Mario Buccellati began apprenticing with jewelry makers Betrami & Betrami in 1903 at the age of twelve. He showed prodigious skill in the craft and in 1919 bought the firm of his former employers, changing its name to Buccellati. Mario opened the first Buccellati store in Milan the following year, which was followed shortly after by stores in Rome and Florence.
Buccellati obtained fame for both his flamboyant personality and his designs while exhibiting at Madrid’s 1920 Exposition. Asked by a woman if he would be willing to discount the price of an expensive compact, Mario reportedly shouted “I am not a tradesman!” then promptly tossed the compact out a window. Word spread like wildfire and the next day customers flocked to Mario’s booth, clearing out his inventory in a single day. As Mario’s fame grew, his designs caught the attention of the era’s great and wealthy, including Pope Pius XII and poet Gabriele D’Annunzio, who proclaimed Mario “The Prince of Goldsmiths”.
He continued to expand the Buccellati empire, opening stores in Manhattan and Palm Beach, Florida to cater to his growing American clientele. He encouraged his sons to pursue the family tradition of jewelry making and four of the five brothers entered the family business when they came of age. With Mario’s passing in 1965, management of the company was handed to these four brothers. In 1971, one of the brothers, Gianmaria Buccellati, broke from the family business and founded a separate jewelry design firm under the family name. Continuing his father’s tradition of global expansion, Gianmaria opened stores in Paris, London, Hong Kong and many other major cities around the world before merging back with Buccellati in 2011, forming Buccellati Holding Italia.

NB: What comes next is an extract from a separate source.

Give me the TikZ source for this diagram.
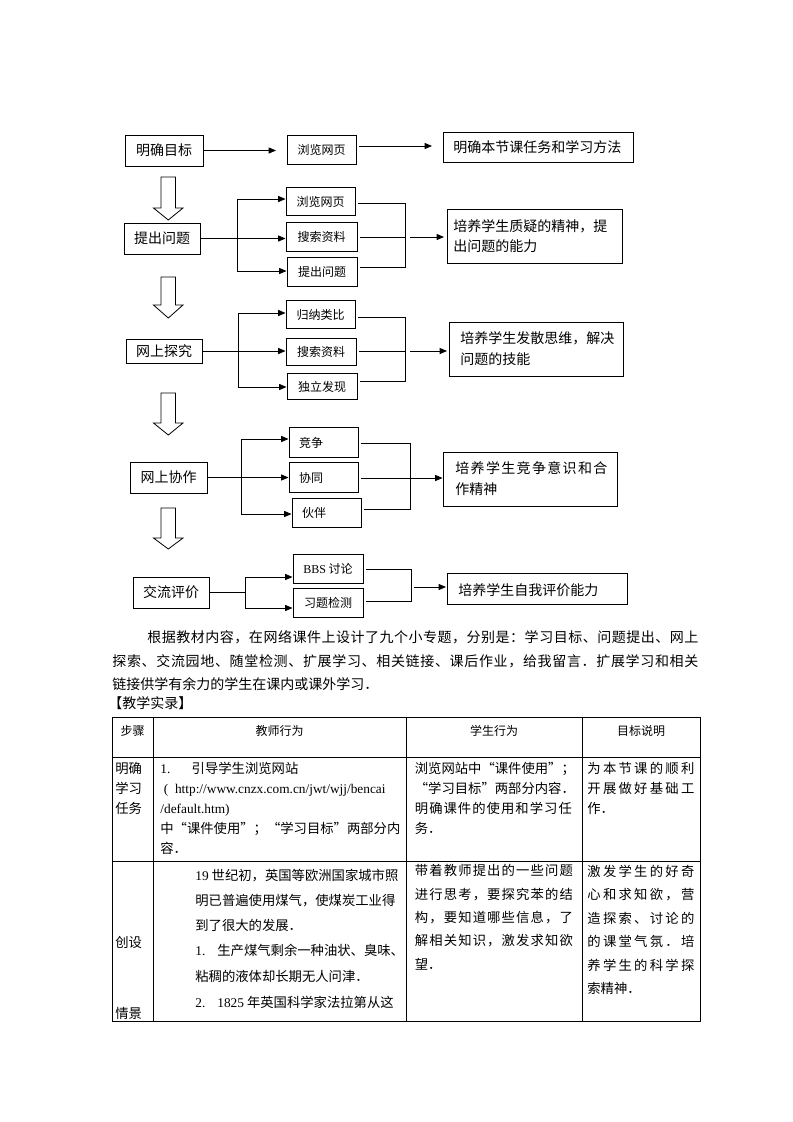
\documentclass[tikz,border=0pt]{standalone}
\usepackage{fontspec}
\setmainfont{Noto Sans CJK SC}
\newfontfamily\lat{Liberation Serif}
\usetikzlibrary{arrows.meta}
\newcommand\fs[1]{\fontsize{#1pt}{#1pt}\selectfont}
% spread a run of CJK characters evenly over a given width (in px)
\def\spreadchars#1{\spreadfirst#1\relax}
\def\spreadfirst#1{#1\spreadrest}
\def\spreadrest#1{\ifx\relax#1\else\hskip 0pt plus 1fil #1\expandafter\spreadrest\fi}
\newcommand\jl[2]{\makebox[\dimexpr #1pt*3/4\relax][s]{\spreadchars{#2}}}
\newcommand\oq{\makebox[1em][r]{“}}
\newcommand\cq{\makebox[1em][l]{”}}
\begin{document}
\begin{tikzpicture}[x=0.75pt,y=-0.75pt,line width=0.6pt,
  every node/.style={inner sep=0pt,text height=0.83em,text depth=0.07em},
  bx/.style 2 args={draw,line width=0.7pt,minimum width=#1*0.75pt,minimum height=#2*0.75pt,font=\fs{10.5}},
  sb/.style 2 args={bx={#1}{#2},font=\fs{9}},
  lft/.style={text width=36.75pt,align=left},
  txt/.style={anchor=west,font=\fs{10.5}},
  tb/.style={anchor=west,font=\fs{10}},
  hd/.style={font=\fs{9}},
  arr/.style={-{Triangle[length=5.5pt,width=4.5pt]}},
  hol/.style={draw,line width=0.6pt,fill=white,line join=miter}]
\useasboundingbox (0,0) rectangle (793,1122);
\fill[white] (0,0) rectangle (793,1122);

% ---------- left column boxes
\node[bx={78}{31}] (A1) at (164,150.5) {明确目标};
\node[bx={76}{31}] (A2) at (162,238.5) {提出问题};
\node[bx={76}{24}] (A3) at (164,351) {网上探究};
\node[bx={77}{31}] (A4) at (168.5,477.5) {网上协作};
\node[bx={76}{31}] (A5) at (171,592.5) {交流评价};

% ---------- middle boxes
\node[sb={69}{29}] (B1) at (321.5,149.5) {浏览网页};
\node[sb={69}{28}] (B2a) at (320.5,201) {浏览网页};
\node[sb={71}{29}] (B2b) at (321.5,236.5) {搜索资料};
\node[sb={70}{29}] (B2c) at (322,271.5) {提出问题};
\node[sb={69}{28}] (B3a) at (320.5,314) {归纳类比};
\node[sb={70}{27}] (B3b) at (321,351.5) {搜索资料};
\node[sb={70}{26}] (B3c) at (322,386) {独立发现};
\node[sb={69}{30},lft] (B4a) at (323.5,442) {竞争};
\node[sb={69}{30},lft] (B4b) at (323.5,477) {协同};
\node[sb={69}{29},lft] (B4c) at (326.5,512.5) {伙伴};
\node[sb={70}{29}] (B5a) at (328,568.5) {{\lat BBS} 讨论};
\node[sb={70}{29}] (B5b) at (328,602.5) {习题检测};

% ---------- right boxes
\node[bx={190}{30}] (C1) at (538,147) {};
\node[txt] (C1t) at (453,147) {明确本节课任务和学习方法};
\node[bx={175}{54}] (C2) at (534.5,236) {};
\node[txt] (C2t1) at (453,226) {培养学生质疑的精神，提};
\node[txt] (C2t2) at (453,246) {出问题的能力};
\node[bx={174}{54}] (C3) at (536,349) {};
\node[txt] (C3t1) at (460,338.5) {培养学生发散思维，解决};
\node[txt] (C3t2) at (460,359) {问题的技能};
\node[bx={174}{54}] (C4) at (530,479) {};
\node[txt] (C4t1) at (455,468.5) {\jl{152}{培养学生竞争意识和合}};
\node[txt] (C4t2) at (455,489) {作精神};
\node[bx={180}{31}] (C5) at (537,588.5) {};
\node[txt] (C5t) at (458,590) {培养学生自我评价能力};

% ---------- hollow arrows
\foreach \t/\b/\p in {177/208/220, 277/305/318, 393/423/435, 508/538/549}{
  \draw[hol] (161,\t) -- (175.5,\t) -- (175.5,\b) -- (183,\b) -- (168.3,\p) -- (153.5,\b) -- (161,\b) -- cycle;
}

% ---------- row 1 connectors
\coordinate (e1) at (276,150.5);
\draw[arr] (A1.east) -- (e1);
\coordinate (s1) at (359,146);
\coordinate (e2) at (432,146);
\draw[arr] (s1) -- (e2);

% ---------- row 2 connectors
\draw[arr] (A2.east) -- (A2.east -| B2b.west);
\coordinate (v2t) at (237,199);
\coordinate (v2b) at (237,271);
\draw (v2t) -- (v2b);
\draw[arr] (v2t) -- (v2t -| B2a.west);
\draw[arr] (v2b) -- (v2b -| B2c.west);
\coordinate (q2a) at (358,203);
\coordinate (r2t) at (405,203);
\coordinate (r2b) at (405,267);
\coordinate (q2c) at (360,267);
\coordinate (q2b) at (360,237);
\coordinate (r2m) at (405,237);
\draw (q2a) -- (r2t) -- (r2b) -- (q2c);
\draw (q2b) -- (r2m);
\coordinate (s2) at (410,237);
\coordinate (t2) at (444,237);
\draw[arr] (s2) -- (t2);

% ---------- row 3 connectors
\draw[arr] (A3.east) -- (A3.east -| B3b.west);
\coordinate (v3t) at (238,313);
\coordinate (v3b) at (238,387);
\draw (v3t) -- (v3b);
\draw[arr] (v3t) -- (v3t -| B3a.west);
\draw[arr] (v3b) -- (v3b -| B3c.west);
\coordinate (q3a) at (358,317);
\coordinate (r3t) at (405,317);
\coordinate (r3b) at (405,381);
\coordinate (q3c) at (360,381);
\coordinate (q3b) at (359,351);
\coordinate (r3m) at (405,351);
\draw (q3a) -- (r3t) -- (r3b) -- (q3c);
\draw (q3b) -- (r3m);
\coordinate (s3) at (410,351);
\coordinate (t3) at (447,351);
\draw[arr] (s3) -- (t3);

% ---------- row 4 connectors
\draw[arr] (A4.east) -- (A4.east -| B4b.west);
\coordinate (v4t) at (241,439);
\coordinate (v4b) at (241,514);
\draw (v4t) -- (v4b);
\draw[arr] (v4t) -- (v4t -| B4a.west);
\draw[arr] (v4b) -- (v4b -| B4c.west);
\coordinate (q4a) at (361,443);
\coordinate (r4t) at (410,443);
\coordinate (r4b) at (410,509);
\coordinate (q4c) at (364,509);
\coordinate (q4b) at (361,478);
\coordinate (r4m) at (410,478);
\draw (q4a) -- (r4t) -- (r4b) -- (q4c);
\draw (q4b) -- (r4m);
\draw[arr] (r4m) -- (r4m -| C4.west);

% ---------- row 5 connectors
\coordinate (v5m) at (245,592.5);
\coordinate (v5t) at (245,577);
\coordinate (v5b) at (245,608);
\draw (A5.east) -- (v5m);
\draw (v5t) -- (v5b);
\draw[arr] (v5t) -- (v5t -| B5a.west);
\draw[arr] (v5b) -- (v5b -| B5b.west);
\coordinate (q5a) at (366,569);
\coordinate (r5t) at (411,569);
\coordinate (r5b) at (411,601);
\coordinate (q5b) at (366,601);
\draw (q5a) -- (r5t) -- (r5b) -- (q5b);
\coordinate (s5) at (414,587);
\coordinate (t5) at (446,587);
\draw[arr] (s5) -- (t5);

% ---------- paragraph
\node[txt] (p1) at (147,637) {\jl{551}{根据教材内容，在网络课件上设计了九个小专题，分别是：学习目标、问题提出、网上}};
\node[txt] (p2) at (112,661) {\jl{586}{探索、交流园地、随堂检测、扩展学习、相关链接、课后作业，给我留言．扩展学习和相关}};
\node[txt] (p3) at (112,684) {链接供学有余力的学生在课内或课外学习．};
\node[txt] (p4) at (108,703) {【教学实录】};

% ---------- table
\draw (112,717) rectangle (700,1021);
\draw (112,757) -- (700,757);
\draw (112,861) -- (700,861);
\draw (153,717) -- (153,1021);
\draw (406,717) -- (406,1021);
\draw (582,717) -- (582,1021);

\node[hd] (h1) at (132.5,730) {步骤};
\node[hd] (h2) at (279.5,730) {教师行为};
\node[hd] (h3) at (494,730) {学生行为};
\node[hd] (h4) at (641,730) {目标说明};

\node[tb] at (115,768) {明确};
\node[tb] at (115,788) {学习};
\node[tb] at (115,808) {任务};
\node[tb] at (160,768) {{\lat 1.}\hspace{16pt}引导学生浏览网站};
\node[tb] at (163.5,788) {\lat (\hspace{5pt}http://www.cnzx.com.cn/jwt/wjj/bencai};
\node[tb] at (160,808) {\lat /default.htm)};
\node[tb] at (160,828) {中\oq 课件使用\cq ；\oq 学习目标\cq 两部分内};
\node[tb] at (160,848) {容．};
\node[tb] at (414.5,768) {浏览网站中\oq 课件使用\cq ；};
\node[tb] at (414.5,788) {\oq 学习目标\cq 两部分内容．};
\node[tb] at (414.5,808) {\jl{157}{明确课件的使用和学习任}};
\node[tb] at (414.5,828) {务．};
\node[tb] at (587,768) {\jl{107}{为本节课的顺利}};
\node[tb] at (587,788) {\jl{107}{开展做好基础工}};
\node[tb] at (587,808) {作．};

\node[tb] at (115,942) {创设};
\node[tb] at (115,1013) {情景};
\node[tb] at (195,875) {{\lat 19} 世纪初，英国等欧洲国家城市照};
\node[tb] at (195,900) {明已普遍使用煤气，使煤炭工业得};
\node[tb] at (195,925) {到了很大的发展．};
\node[tb] at (195,950) {{\lat 1.}\hspace{9pt}生产煤气剩余一种油状、臭味、};
\node[tb] at (195,976) {粘稠的液体却长期无人问津．};
\node[tb] at (195,1002) {{\lat 2.}\hspace{9pt}{\lat 1825} 年英国科学家法拉第从这};
\node[tb] at (414.5,870) {\jl{158}{带着教师提出的一些问题}};
\node[tb] at (414.5,894) {\jl{158}{进行思考，要探究苯的结}};
\node[tb] at (414.5,917) {\jl{158}{构，要知道哪些信息，了}};
\node[tb] at (414.5,940) {\jl{158}{解相关知识，激发求知欲}};
\node[tb] at (414.5,964) {望．};
\node[tb] at (587,871) {\jl{107}{激发学生的好奇}};
\node[tb] at (587,894) {\jl{107}{心和求知欲，营}};
\node[tb] at (587,918) {\jl{107}{造探索、讨论的}};
\node[tb] at (587,941) {\jl{107}{的课堂气氛．培}};
\node[tb] at (587,965) {\jl{107}{养学生的科学探}};
\node[tb] at (587,988) {索精神．};
\end{tikzpicture}
\end{document}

Works by Buccellati are most notable for their richly detailed textures. Employing tools and techniques that have remained largely unchanged since the Renaissance, Buccellati craftsman engrave intricate patterns and designs across nearly every metal surface of a piece. The finish on Buccellati jewelry often resemble fine linen or lace, though some feature minutely detailed scenes of flora and fauna. Buccellati designs often use mixed metals, such as gold and silver or gold and platinum, to increase the dimensionality and visual contrast of a piece. Gemstones, when employed, are generally used in a painterly way, adding a strong and striking display of color to any piece they adorn.
Buccellati creations have been held and displayed by the Smithsonian Museum of Natural History, Chianciano Art Museum, Moscow Kremlin Museum, Museo del Gioiello and many other highly regarded museums and institutions around the globe.